You’re quite a diverse bunch, and it’s the sworn duty of the person in the Attendees role to see to it that you have the bestest Skepticon ever. From the job description:
They will work to ensure that attendees are safe, and will feel that way. They will advocate for speaker and workshop choices of interest to, and representative of all communities Skepticon wants to attract. They will advocate for accommodations needed to allow all attendees to be comfortable and able to participate at Skepticon. To do all this, they will seek the advice of expert members of these communities, and produce and analyze surveys of attendees and potential attendees. Major projects for the Attendee role include maintaining the conduct policies and conducting surveys both before and after the event.

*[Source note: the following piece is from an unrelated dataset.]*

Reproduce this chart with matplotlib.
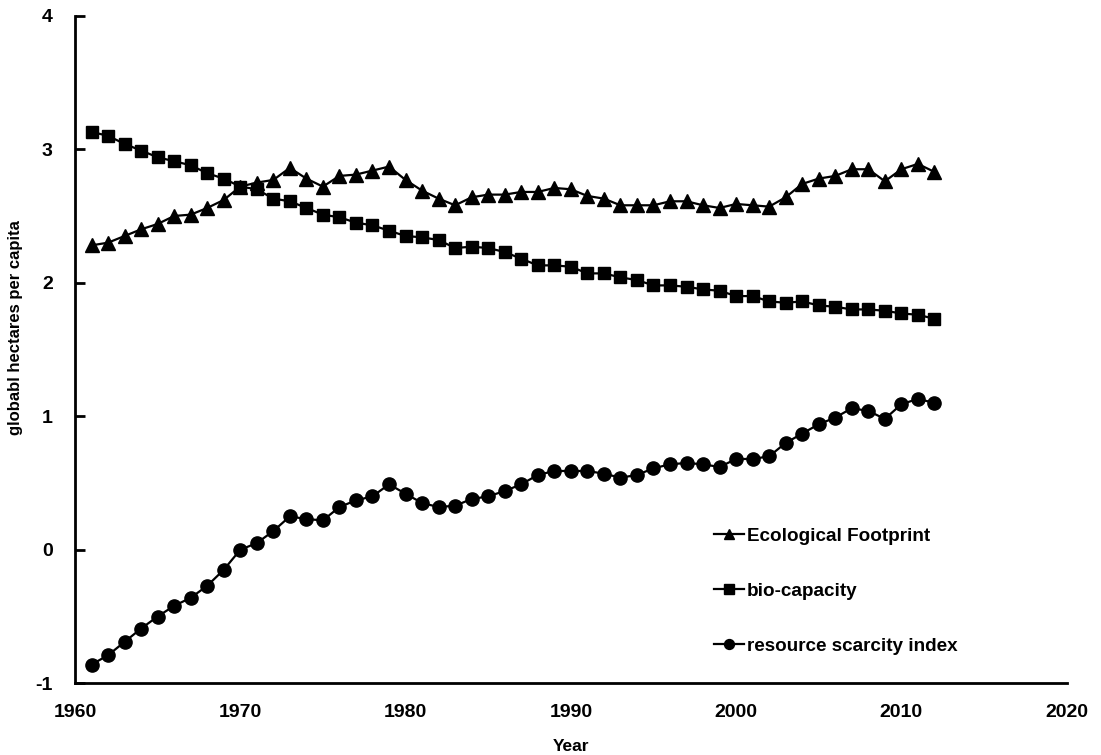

One question you might have here is just what “communities” of people do we want to encourage to come to Skepticon? To begin with, there’s Skeptics (undoubtedly), and Secularists (naturally), and Humanists (whole heartedly), and Freethinkers (dogmatically), and Atheists (faithfully), and Agnostics (indubitably). But this is just par for the course with skeptic events, and only covers the philosophical ground.
Skepticon realizes that people of many marginalized groups don’t attend skeptospheric cons for a variety of reasons. Maybe no one on stage looks like them, or speaks to their interests. Maybe they’re skeptical that the con will have their backs if they have a problem with a speaker or organizer or another attendee. Maybe a disability prevents them from attending, participating, or enjoying. Maybe they simply can’t afford the outrageous prices that cons charge just to get in the door.
Skepticon is committed to battling these obstacles and more in any way that we can. We look to represent the widest range of views and interests, and have people of all backgrounds on our stage. We also work to have:
- Red lanyards for those who do not want their images shared publicly
- Closed captioning or sign language interpreters for deaf and hearing-impaired Skepticoneers
- Child care, either cooperatively among parents, or from an organization like Camp Quest
- Fidgits available at the registration tables
- Communication preference stickers
- A food pantry so that no one has to go hungry to attend Skepticon
- Ear plugs to help those sensitive to noise to come to Skeptiprom
- Quiet rooms, for when it’s all just too much
And the best part is that Skepticon is FREE to attend! That’s a big relief to any budget.